The first Sunday after Pentecost.
Feast of the Most Holy Trinity.

Today we celebrate in a special way the foundational teaching the Catholic Church that the Father, The Son and the Holy Spirit are One God and that, through the life, death and resurrection of Christ, who is God Incarnate, all those baptized in the name of the Trinity will return to it.

The dogma of the Trinity is the fundamental dogma to which all things in Catholicism are related. It is also the most often defended dogma throughout history as, outside of the many direct attacks on this Tradition, attacks on all Catholic dogmas are either knowingly or unwittingly attacks against the reality of the Holy Trinity as is notable in that a small, but growing number of Christians have lost all understanding of the Trinity due to the rejection of other dogmas that seemed superfluous to them. Ancient heresies are repeated and find their ultimate end in the rejection of the ultimate reality. That God is One, but paradoxically is also a family into which we are called to adoption through the life of the Church He founded.

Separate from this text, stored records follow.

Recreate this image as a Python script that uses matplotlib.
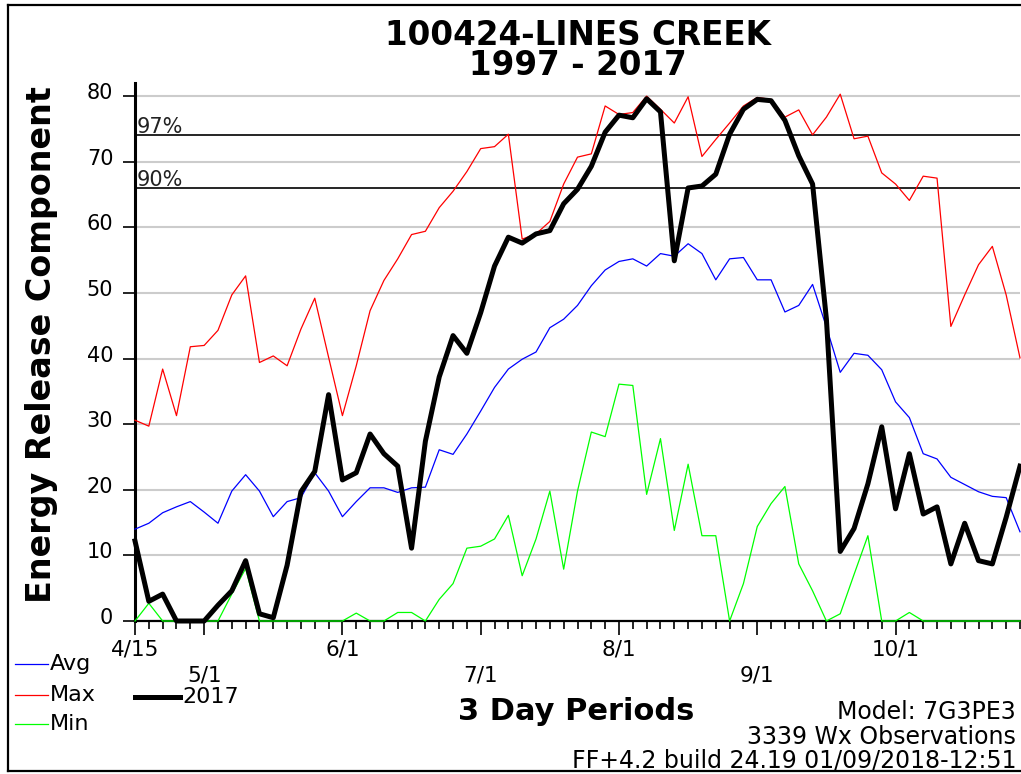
import matplotlib
matplotlib.use('Agg')
import matplotlib.pyplot as plt
import matplotlib.transforms as mtransforms
from matplotlib.lines import Line2D

# 3-day periods starting 4/15
periods = list(range(65))

avg = [14.0, 14.9, 16.5, 17.4, 18.2, 16.6, 14.9, 19.8, 22.3, 19.8,
       15.9, 18.2, 18.8, 22.6, 19.8, 15.9, 18.2, 20.3, 20.3, 19.6,
       20.3, 20.4, 26.1, 25.4, 28.5, 32.0, 35.6, 38.4, 39.9, 41.0,
       44.7, 46.0, 48.1, 51.1, 53.5, 54.8, 55.2, 54.1, 56.0, 55.6,
       57.5, 56.0, 52.0, 55.2, 55.4, 52.0, 52.0, 47.1, 48.1, 51.3,
       44.8, 37.9, 40.8, 40.5, 38.3, 33.4, 31.0, 25.5, 24.7, 21.9,
       20.8, 19.7, 19.0, 18.8, 13.6]

maxv = [30.6, 29.7, 38.4, 31.3, 41.8, 42.0, 44.3, 49.7, 52.6, 39.4,
        40.4, 38.9, 44.5, 49.2, 40.2, 31.3, 38.9, 47.3, 51.9, 55.2,
        58.9, 59.4, 63.0, 65.5, 68.5, 72.0, 72.3, 74.2, 58.2, 59.0,
        60.9, 66.6, 70.7, 71.2, 78.5, 77.2, 77.5, 80.0, 78.0, 75.9,
        79.9, 70.8, 73.4, 75.9, 78.5, 79.8, 79.5, 76.8, 77.9, 74.1,
        76.8, 80.3, 73.5, 73.9, 68.3, 66.6, 64.1, 67.8, 67.5, 44.9,
        49.7, 54.3, 57.1, 49.7, 40.1]

minv = [0, 2.7, 0, 0, 0, 0, 0, 4.1, 8.0, 0,
        0, 0, 0, 0, 0, 0, 1.2, 0, 0, 1.3,
        1.3, 0, 3.3, 5.7, 11.1, 11.4, 12.5, 16.1, 6.9, 12.5,
        19.8, 7.9, 19.8, 28.8, 28.1, 36.1, 35.9, 19.3, 27.8, 13.8,
        23.9, 13.0, 13.0, 0, 5.7, 14.4, 17.9, 20.5, 8.7, 4.6,
        0, 1.1, 7.1, 13.0, 0, 0, 1.3, 0, 0, 0,
        0, 0, 0, 0, 0]

yr2017 = [12.2, 3.0, 4.1, 0, 0, 0, 2.4, 4.6, 9.2, 1.1,
          0.5, 8.5, 19.7, 22.8, 34.5, 21.5, 22.6, 28.5, 25.5, 23.6,
          11.1, 27.4, 37.2, 43.5, 40.8, 47.0, 54.1, 58.5, 57.6, 59.0,
          59.5, 63.6, 65.8, 69.3, 74.5, 77.1, 76.7, 79.6, 77.6, 54.9,
          66.0, 66.3, 68.1, 74.2, 78.0, 79.5, 79.3, 76.3, 70.9, 66.6,
          46.0, 10.6, 14.1, 20.9, 29.6, 17.1, 25.5, 16.3, 17.4, 8.7,
          14.9, 9.2, 8.7, 15.8, 23.6]

major_idx = [0, 5, 15, 25, 35, 45, 55]
major_lbl = ['4/15', '5/1', '6/1', '7/1', '8/1', '9/1', '10/1']
pct_vals = [74, 66]
pct_lbls = ['97%', '90%']

W, H = 1021, 774
plt.rcParams['font.family'] = ['DejaVu Sans']
fig = plt.figure(figsize=(W / 100, H / 100), dpi=100)


def fx(x):
    return x / W


def fy(y):
    return 1 - y / H


ax = fig.add_axes([fx(135), fy(621), 885 / W, (621 - 83) / H])
ax.set_xlim(0, 64)
ax.set_ylim(0, 82)

ax.set_yticks(range(0, 81, 10))
ax.yaxis.grid(True, color='#cccccc', lw=1.5)
ax.set_axisbelow(True)
for s in ['top', 'right']:
    ax.spines[s].set_visible(False)
ax.spines['left'].set_linewidth(2.2)
ax.spines['bottom'].set_linewidth(1.6)

ax.tick_params(axis='y', direction='out', length=8.6, width=1.2, labelsize=15, pad=7)
ax.set_xticks(major_idx)
ax.set_xticklabels(major_lbl)
ax.set_xticks(periods, minor=True)
ax.tick_params(axis='x', which='major', direction='out', length=10, width=1.2, labelsize=15.5)
ax.tick_params(axis='x', which='minor', direction='out', length=5.8, width=1.2)

for i, t in enumerate(ax.xaxis.get_major_ticks()):
    t.set_pad(3 if i % 2 == 0 else 22)

off = mtransforms.ScaledTranslation(0, 5 / 100, fig.dpi_scale_trans)
for lbl in ax.get_yticklabels():
    lbl.set_transform(lbl.get_transform() + off)

for v, lbl in zip(pct_vals, pct_lbls):
    ax.axhline(v, color='black', lw=1.2, zorder=2.6)
    ax.text(0.15, v + 0.35, lbl, fontsize=15, ha='left', va='baseline', color='#222222')

ax.plot(periods, maxv, color='#ff0000', lw=0.9, clip_on=False, zorder=3)
ax.plot(periods, avg, color='#0000ff', lw=0.9, clip_on=False, zorder=3)
ax.plot(periods, minv, color='#00ff00', lw=0.9, clip_on=False, zorder=3)
ax.plot(periods, yr2017, color='black', lw=3.6, clip_on=False, zorder=4)

# titles
fig.text(fx(578), fy(45), '100424-LINES CREEK', ha='center', va='baseline',
         fontsize=23.5, weight='bold')
fig.text(fx(578), fy(75), '1997 - 2017', ha='center', va='baseline',
         fontsize=23.5, weight='bold')
fig.text(fx(42), fy(345), 'Energy Release Component', rotation=90,
         ha='center', va='center', fontsize=24, weight='bold')
fig.text(fx(576), fy(720), '3 Day Periods', ha='center', va='baseline',
         fontsize=22, weight='bold')

# legend
leg = [('Avg', '#0000ff', 664, 15, 48, 0.9),
       ('Max', '#ff0000', 695, 15, 48, 0.9),
       ('Min', '#00ff00', 724, 15, 48, 0.9),
       ('2017', 'black', 697, 135, 180, 3.6)]
for name, c, y, x0, x1, lw in leg:
    fig.add_artist(Line2D([fx(x0), fx(x1)], [fy(y), fy(y)], color=c, lw=lw,
                          transform=fig.transFigure))
    fig.text(fx(x1 + 2), fy(y), name, ha='left', va='center', fontsize=16)

# info
info = [('Model: 7G3PE3', 719), ('3339 Wx Observations', 744),
        ('FF+4.2 build 24.19 01/09/2018-12:51', 768)]
for s, y in info:
    fig.text(fx(1016), fy(y), s, ha='right', va='baseline', fontsize=17)

# border
for xs, ys in [([8, W], [5, 5]), ([8, 8], [5, 771]), ([8, W], [771, 771])]:
    fig.add_artist(Line2D([fx(x) for x in xs], [fy(y) for y in ys],
                          color='black', lw=1.6, transform=fig.transFigure))

fig.savefig('out.png', dpi=100)
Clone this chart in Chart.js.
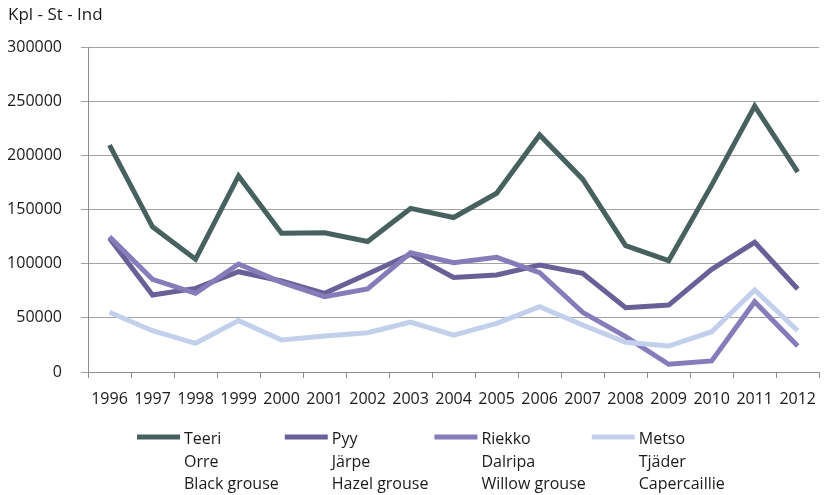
<!DOCTYPE html>
<html>
<head>
<meta charset="utf-8">
<script src="https://cdn.jsdelivr.net/npm/chart.js@4.4.1/dist/chart.umd.min.js"></script>
<style>
  html, body { margin: 0; padding: 0; background: #fff; overflow: hidden; }
  canvas { display: block; }
</style>
</head>
<body>
<canvas id="kanalinnut" width="828" height="495" style="width:828px;height:495px"></canvas>
<script>
var years = ['1996', '1997', '1998', '1999', '2000', '2001', '2002', '2003', '2004',
             '2005', '2006', '2007', '2008', '2009', '2010', '2011', '2012'];

var teeri  = [209500, 134000, 104000, 181000, 128000, 128600, 120500, 151000, 142600,
              165000, 218800, 178000, 116600, 102800, 172500, 245500, 184800];
var pyy    = [123400, 71000, 77200, 92600, 84000, 72600, 90400, 108600, 87200,
              89500, 98800, 91100, 59400, 61800, 94800, 119700, 76600];
var riekko = [124900, 85500, 72600, 99700, 82800, 69500, 76600, 110000, 100900,
              105800, 91700, 55100, 32600, 7100, 10200, 64900, 24000];
var metso  = [55100, 38100, 26500, 47400, 29500, 33200, 36300, 46100, 34100,
              44900, 60300, 43400, 27400, 24000, 37200, 75700, 38100];

var yTicks = [0, 50000, 100000, 150000, 200000, 250000, 300000];

var namesFi = ['Teeri', 'Pyy', 'Riekko', 'Metso'];
var namesSv = ['Orre', 'Järpe', 'Dalripa', 'Tjäder'];
var namesEn = ['Black grouse', 'Hazel grouse', 'Willow grouse', 'Capercaillie'];
var colors  = ['#47615f', '#6a5f97', '#877cba', '#c3d0ec'];

var fontName = '"Open Sans", "Noto Sans", sans-serif';
var textColor = '#1a1a1a';

// otsikko vasempaan yläkulmaan
var unitLabel = {
    id: 'unitLabel',
    afterDraw: function (chart) {
        var c = chart.ctx;
        c.save();
        c.font = '17px ' + fontName;
        c.fillStyle = textColor;
        c.textBaseline = 'middle';
        c.textAlign = 'left';
        c.fillText('Kpl - St - Ind', 8, 15);
        c.restore();
    }
};

// kolmikielinen selite kaavion alle
var multiLegend = {
    id: 'multiLegend',
    afterDraw: function (chart) {
        var c = chart.ctx;
        c.save();
        c.font = '16px ' + fontName;
        c.fillStyle = textColor;
        c.textBaseline = 'middle';
        c.textAlign = 'left';
        var x = 137;
        var rows = [439, 462, 484];
        for (var i = 0; i < namesFi.length; i++) {
            c.strokeStyle = colors[i];
            c.lineWidth = 5;
            c.beginPath();
            c.moveTo(x, 437);
            c.lineTo(x + 43, 437);
            c.stroke();
            var tx = x + 47;
            var lines = [namesFi[i], namesSv[i], namesEn[i]];
            var w = 0;
            for (var j = 0; j < lines.length; j++) {
                c.fillText(lines[j], tx, rows[j]);
                w = Math.max(w, c.measureText(lines[j]).width);
            }
            x = tx + w + 6;
        }
        c.restore();
    }
};

function series(label, data, idx) {
    return {
        label: label,
        data: data,
        borderColor: colors[idx],
        backgroundColor: colors[idx],
        borderWidth: 5,
        pointRadius: 0,
        tension: 0,
        fill: false,
        order: 3 - idx
    };
}

var myChart = new Chart(document.getElementById('kanalinnut'), {
    type: 'line',
    data: {
        labels: years,
        datasets: [
            series('Teeri', teeri, 0),
            series('Pyy', pyy, 1),
            series('Riekko', riekko, 2),
            series('Metso', metso, 3)
        ]
    },
    options: {
        responsive: false,
        animation: false,
        devicePixelRatio: 1,
        layout: { padding: { left: 8, top: 47, right: 0, bottom: 0 } },
        scales: {
            x: {
                offset: true,
                afterFit: function (s) { s.height = 123; },
                grid: {
                    offset: true,
                    drawOnChartArea: false,
                    drawTicks: true,
                    tickLength: 6,
                    color: '#8c8c8c'
                },
                border: { display: true, color: '#8c8c8c' },
                ticks: {
                    color: textColor,
                    font: { family: fontName, size: 16 },
                    maxRotation: 0,
                    autoSkip: false,
                    padding: 12
                }
            },
            y: {
                min: 0,
                max: 300000,
                afterFit: function (s) { s.width = 80; },
                afterBuildTicks: function (s) {
                    s.ticks = yTicks.map(function (v) { return { value: v }; });
                },
                grid: {
                    color: '#a3a3a3',
                    drawTicks: true,
                    tickLength: 7
                },
                border: { display: true, color: '#8c8c8c' },
                ticks: {
                    color: textColor,
                    font: { family: fontName, size: 16 },
                    padding: 19,
                    callback: function (v) { return String(v); }
                }
            }
        },
        plugins: {
            legend: { display: false },
            tooltip: { enabled: false },
            title: { display: false }
        }
    },
    plugins: [unitLabel, multiLegend]
});
</script>
</body>
</html>
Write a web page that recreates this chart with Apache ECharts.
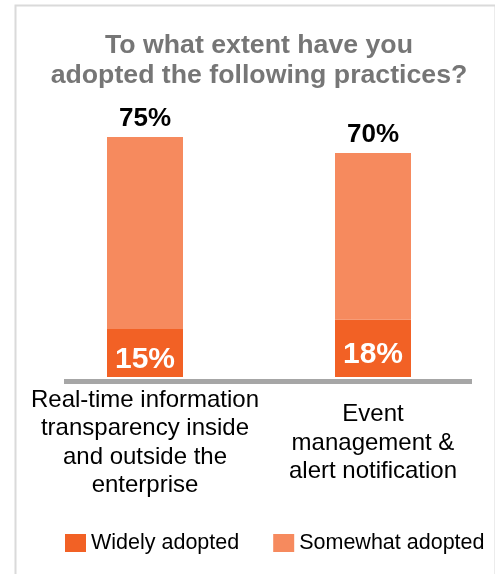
<!DOCTYPE html>
<html>
<head>
<meta charset="utf-8">
<script src="https://cdn.jsdelivr.net/npm/echarts@6/dist/echarts.min.js"></script>
<style>
  html, body { margin: 0; padding: 0; background: #ffffff; }
  #chart { width: 495px; height: 574px; }
</style>
</head>
<body>
<div id="chart"></div>
<script>
// Survey results: share of respondents adopting each practice
const categories = [
  'Real-time information transparency inside and outside the enterprise',
  'Event management & alert notification'
];
const tickLabels = [
  'Real-time information\ntransparency inside\nand outside the\nenterprise',
  'Event\nmanagement &\nalert notification'
];
const widelyAdopted = [15, 18];
const somewhatAdopted = [60, 52];
const seriesNames = ['Widely adopted', 'Somewhat adopted'];
const titleText = 'To what extent have you\nadopted the following practices?';

const FONT = '"Liberation Sans", Arial, sans-serif';
const chart = echarts.init(document.getElementById('chart'));

chart.setOption({
  animation: false,
  backgroundColor: '#ffffff',
  textStyle: { fontFamily: FONT },
  title: {
    text: titleText,
    left: 254,
    textAlign: 'center',
    top: 26,
    textStyle: {
      fontFamily: FONT,
      fontSize: 26.7,
      fontWeight: 'bold',
      color: '#767676',
      lineHeight: 30
    }
  },
  legend: {
    data: seriesNames,
    left: 60,
    top: 527,
    itemWidth: 21,
    itemHeight: 18,
    itemGap: 34,
    icon: 'rect',
    textStyle: { fontFamily: FONT, fontSize: 21.5, color: '#000000' }
  },
  grid: { left: 31, right: 8, top: 57, bottom: 197 },
  xAxis: {
    type: 'category',
    data: categories,
    axisLine: { show: false },
    axisTick: { show: false },
    axisLabel: {
      interval: 0,
      margin: 66,
      verticalAlign: 'middle',
      fontFamily: FONT,
      fontSize: 24,
      lineHeight: 28.5,
      color: '#000000',
      formatter: (v, i) => tickLabels[i]
    }
  },
  yAxis: {
    type: 'value',
    min: 0,
    max: 100,
    show: false
  },
  graphic: [
    {
      // chart frame
      type: 'rect',
      left: 13,
      top: 3,
      shape: { width: 480, height: 600 },
      style: { fill: 'none', stroke: '#dadada', lineWidth: 2 },
      silent: true
    },
    {
      // baseline under the bars
      type: 'rect',
      left: 64,
      top: 379,
      shape: { width: 408, height: 5 },
      style: { fill: '#a6a6a6' },
      silent: true
    }
  ],
  series: [
    {
      name: seriesNames[0],
      type: 'bar',
      stack: 'adoption',
      barWidth: 76,
      data: widelyAdopted,
      itemStyle: { color: '#f26125' },
      label: {
        show: true,
        position: 'inside',
        offset: [0, 7],
        formatter: p => p.value + '%',
        fontFamily: FONT,
        fontSize: 30,
        fontWeight: 'bold',
        color: '#ffffff'
      }
    },
    {
      name: seriesNames[1],
      type: 'bar',
      stack: 'adoption',
      barWidth: 76,
      data: somewhatAdopted,
      itemStyle: { color: '#f68a5e' },
      label: {
        show: true,
        position: 'top',
        distance: 5,
        formatter: p => (widelyAdopted[p.dataIndex] + somewhatAdopted[p.dataIndex]) + '%',
        fontFamily: FONT,
        fontSize: 26,
        fontWeight: 'bold',
        color: '#000000'
      }
    }
  ]
});
</script>
</body>
</html>
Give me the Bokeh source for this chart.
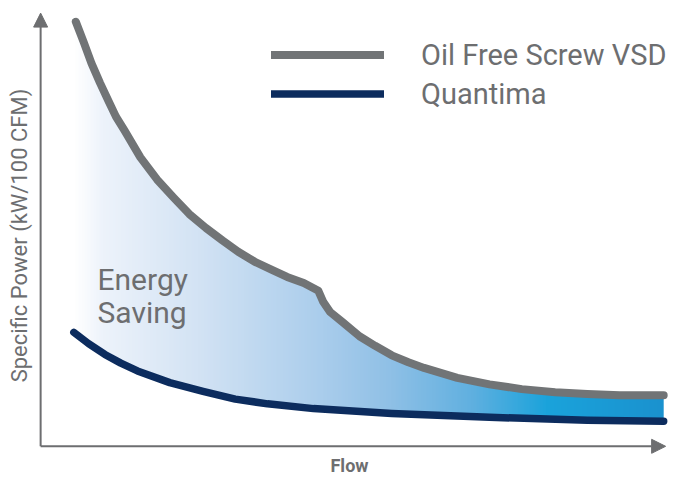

The dogma of the Holy Trinity is everywhere affirmed in the Sacred Liturgy of the Catholic Church. It is in the name of the Father, Son and Holy Spirit that the Mass and the Divine Office always begin and end and it is in the same name that every Sacrament is conferred. Every psalm ends with the Gloria Patri, all hymns with the Doxology and every prayer of every lay person, priest or consecrated religious person begins and ends in the name of the Trinity. Even the dogma that Mary is the "Mother of God," the Tradition seemingly most commonly rejected by our New Protestant accusers, is an essential defense of the dogma of the Trinity.

So let us today remember the reality of the Trinity. Particularly in our highest and most essential prayer, the Holy Mass, in which we are always twice reminded that the sacrifice of the Eucharist, a participation in the one sacrifice of Jesus Christ, our high priest, is offered to the Holy Trinity.

In the name of the Father, the Son and the Holy Spirit, the God who was, who is and is to come, One God forever.